Chinese stocks have erased more than $6 trillion since a 2021 peak—and the selloff keeps getting uglier


Chinese stocks just capped another dismal week, with a gauge of mainland firms listed in Hong Kong languishing at the bottom of global equity index rankings for the year so far.

Grim milestones have kept piling up in recent days: Tokyo has overtaken Shanghai as Asia’s biggest equity market, while India’s valuation premium over China has hit a record. Locally, a meltdown in Chinese shares is wreaking havoc on the nation’s asset management industry, pushing mutual fund closures to a five-year high.

The Hang Seng China Enterprises Index has already lost 11% in 2024. Coming after a record four-year losing streak, the slump is reinforcing a structural shift that’s seeing everyone from active money managers to passive funds turn their back on the world’s second-largest stock market.

The Nasdaq Golden Dragon China Index slipped as much as 2.2% at the start of US trading Friday, extending losses to a fifth consecutive day.

In all, some $6.3 trillion has been wiped out from the market value of Chinese and Hong Kong stocks since a peak reached in 2021, underscoring the challenge that Beijing faces as it seeks to arrest a decline in investor confidence. Authorities have ruled out the use of massive stimulus to revive the flagging economy, leaving traders wondering when things will improve.

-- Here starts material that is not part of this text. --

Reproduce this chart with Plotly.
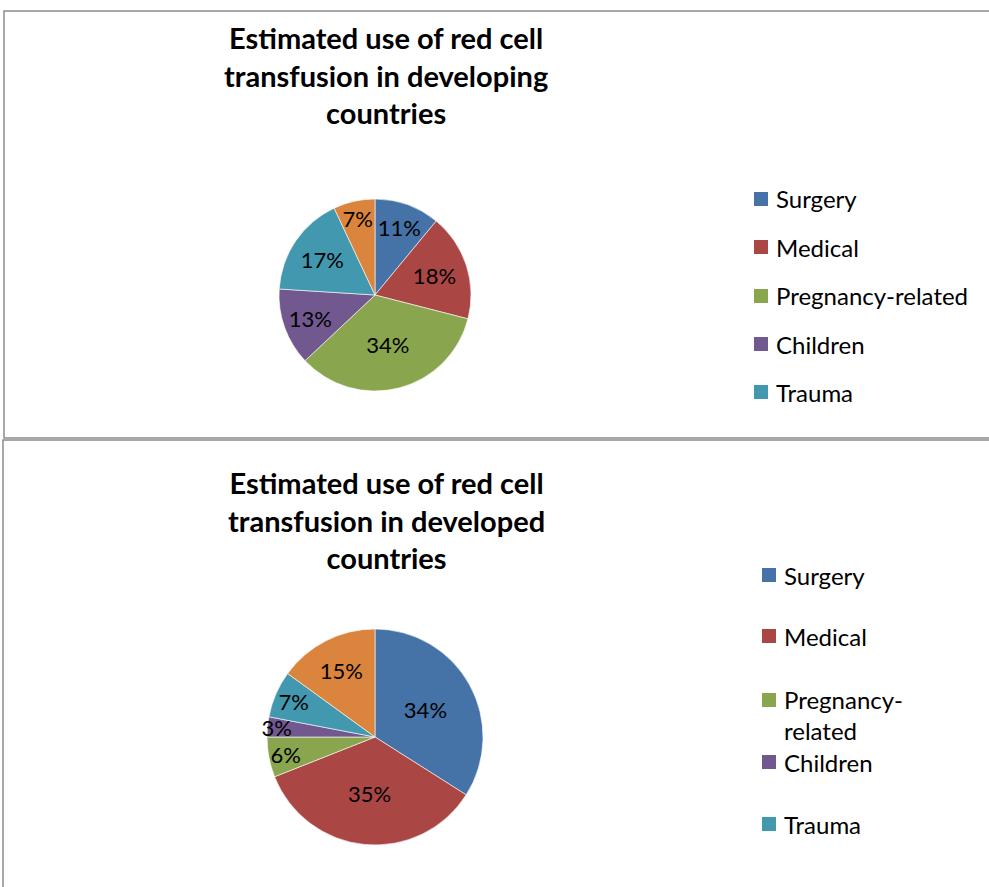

“What we are seeing this year so far really is a continuation of what we saw last year,” John Lin, AllianceBernstein’s chief investment officer of China equities, said in an Jan. 17 interview on Bloomberg Television. “These squeezing-the-toothpaste type of stimulus policies so far haven’t been able to turn around the underlying bottom-up fundamentals of areas like the property sector.”